§ Exercise aim: Leave the pictures out, and retype all of the material exactly as written.

---------- Recorded data

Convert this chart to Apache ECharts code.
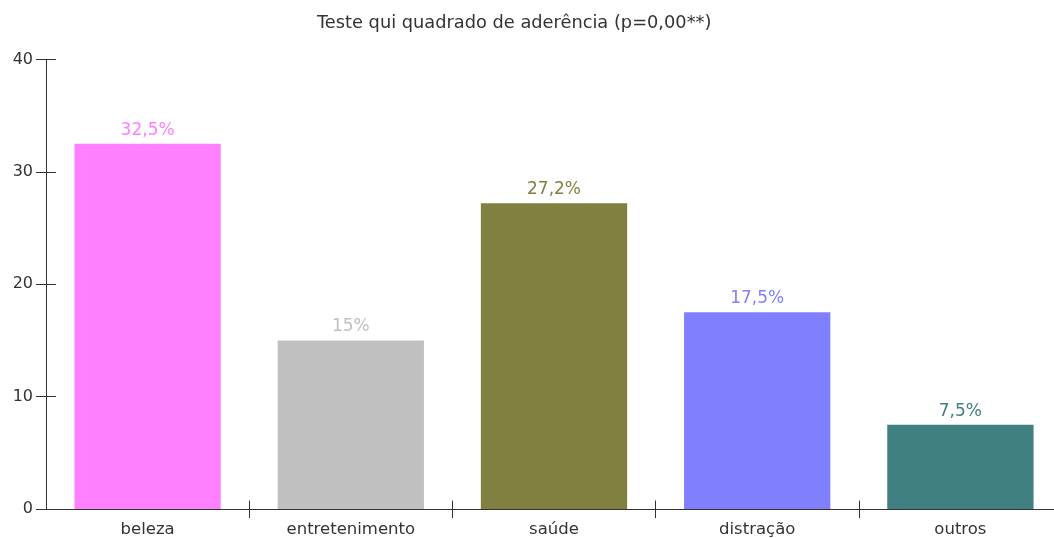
<!DOCTYPE html>
<html>
<head>
<meta charset="utf-8">
<script src="https://cdn.jsdelivr.net/npm/echarts@6/dist/echarts.min.js"></script>
<style>
  html, body { margin: 0; padding: 0; background: #fff; overflow: hidden; }
  #chart { width: 1064px; height: 538px; }
</style>
</head>
<body>
<div id="chart"></div>
<script>
const categories = ['beleza', 'entretenimento', 'saúde', 'distração', 'outros'];
const values = [32.5, 15, 27.2, 17.5, 7.5];
const colors = ['#ff80ff', '#c0c0c0', '#808040', '#8080ff', '#408080'];
const yTicks = [0, 10, 20, 30, 40];

const chart = echarts.init(document.getElementById('chart'));

const axisColor = '#333';
const font = 'DejaVu Sans';
const plotW = 1016;
const plotH = 450;
// the plot runs past the right edge of the window, as in the original
const skipFirst = i => i !== 0;
const option = {
  animation: false,
  title: {
    text: 'Teste qui quadrado de aderência (p=0,00**)',
    left: 312,
    top: 9,
    textStyle: { fontFamily: font, fontSize: 17.8, fontWeight: 'normal', color: '#333' }
  },
  grid: { left: 46, top: 59.5, width: plotW, height: plotH },
  xAxis: [
    {
      type: 'category',
      data: categories,
      position: 'bottom',
      axisLine: { show: true, lineStyle: { color: axisColor, width: 1 } },
      axisTick: { show: true, length: 9, interval: skipFirst, lineStyle: { color: axisColor } },
      axisLabel: { fontFamily: font, fontSize: 16.5, color: '#333', margin: 12 }
    },
    {
      // inner half of the crossing ticks
      type: 'category',
      data: categories,
      position: 'top',
      offset: -plotH,
      axisLine: { show: false },
      axisTick: { show: true, length: 9, interval: skipFirst, lineStyle: { color: axisColor } },
      axisLabel: { show: false }
    }
  ],
  yAxis: [
    {
      type: 'value',
      position: 'left',
      min: yTicks[0],
      max: yTicks[yTicks.length - 1],
      interval: 10,
      splitLine: { show: false },
      axisLine: { show: true, lineStyle: { color: axisColor } },
      axisTick: { show: true, length: 10, lineStyle: { color: axisColor } },
      axisLabel: { fontFamily: font, fontSize: 16, color: '#333', margin: 13 }
    },
    {
      type: 'value',
      position: 'right',
      offset: -plotW,
      min: yTicks[0],
      max: yTicks[yTicks.length - 1],
      interval: 10,
      splitLine: { show: false },
      axisLine: { show: false },
      axisTick: { show: true, length: 10, lineStyle: { color: axisColor } },
      axisLabel: { show: false }
    }
  ],
  series: [{
    type: 'bar',
    barCategoryGap: '28%',
    data: values.map((v, i) => ({
      value: v,
      itemStyle: { color: colors[i] },
      label: { color: colors[i] }
    })),
    label: {
      show: true,
      position: 'top',
      distance: 5,
      fontFamily: font,
      fontSize: 17,
      formatter: p => String(p.value).replace('.', ',') + '%'
    }
  }]
};
chart.setOption(option);
</script>
</body>
</html>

--------------------

§ Task answer:
Convert this chart to Apache ECharts code.
<!DOCTYPE html>
<html>
<head>
<meta charset="utf-8">
<script src="https://cdn.jsdelivr.net/npm/echarts@6/dist/echarts.min.js"></script>
<style>
  html, body { margin: 0; padding: 0; background: #fff; overflow: hidden; }
  #chart { width: 1064px; height: 538px; }
</style>
</head>
<body>
<div id="chart"></div>
<script>
const categories = ['beleza', 'entretenimento', 'saúde', 'distração', 'outros'];
const values = [32.5, 15, 27.2, 17.5, 7.5];
const colors = ['#ff80ff', '#c0c0c0', '#808040', '#8080ff', '#408080'];
const yTicks = [0, 10, 20, 30, 40];

const chart = echarts.init(document.getElementById('chart'));

const axisColor = '#333';
const font = 'DejaVu Sans';
const plotW = 1016;
const plotH = 450;
// the plot runs past the right edge of the window, as in the original
const skipFirst = i => i !== 0;
const option = {
  animation: false,
  title: {
    text: 'Teste qui quadrado de aderência (p=0,00**)',
    left: 312,
    top: 9,
    textStyle: { fontFamily: font, fontSize: 17.8, fontWeight: 'normal', color: '#333' }
  },
  grid: { left: 46, top: 59.5, width: plotW, height: plotH },
  xAxis: [
    {
      type: 'category',
      data: categories,
      position: 'bottom',
      axisLine: { show: true, lineStyle: { color: axisColor, width: 1 } },
      axisTick: { show: true, length: 9, interval: skipFirst, lineStyle: { color: axisColor } },
      axisLabel: { fontFamily: font, fontSize: 16.5, color: '#333', margin: 12 }
    },
    {
      // inner half of the crossing ticks
      type: 'category',
      data: categories,
      position: 'top',
      offset: -plotH,
      axisLine: { show: false },
      axisTick: { show: true, length: 9, interval: skipFirst, lineStyle: { color: axisColor } },
      axisLabel: { show: false }
    }
  ],
  yAxis: [
    {
      type: 'value',
      position: 'left',
      min: yTicks[0],
      max: yTicks[yTicks.length - 1],
      interval: 10,
      splitLine: { show: false },
      axisLine: { show: true, lineStyle: { color: axisColor } },
      axisTick: { show: true, length: 10, lineStyle: { color: axisColor } },
      axisLabel: { fontFamily: font, fontSize: 16, color: '#333', margin: 13 }
    },
    {
      type: 'value',
      position: 'right',
      offset: -plotW,
      min: yTicks[0],
      max: yTicks[yTicks.length - 1],
      interval: 10,
      splitLine: { show: false },
      axisLine: { show: false },
      axisTick: { show: true, length: 10, lineStyle: { color: axisColor } },
      axisLabel: { show: false }
    }
  ],
  series: [{
    type: 'bar',
    barCategoryGap: '28%',
    data: values.map((v, i) => ({
      value: v,
      itemStyle: { color: colors[i] },
      label: { color: colors[i] }
    })),
    label: {
      show: true,
      position: 'top',
      distance: 5,
      fontFamily: font,
      fontSize: 17,
      formatter: p => String(p.value).replace('.', ',') + '%'
    }
  }]
};
chart.setOption(option);
</script>
</body>
</html>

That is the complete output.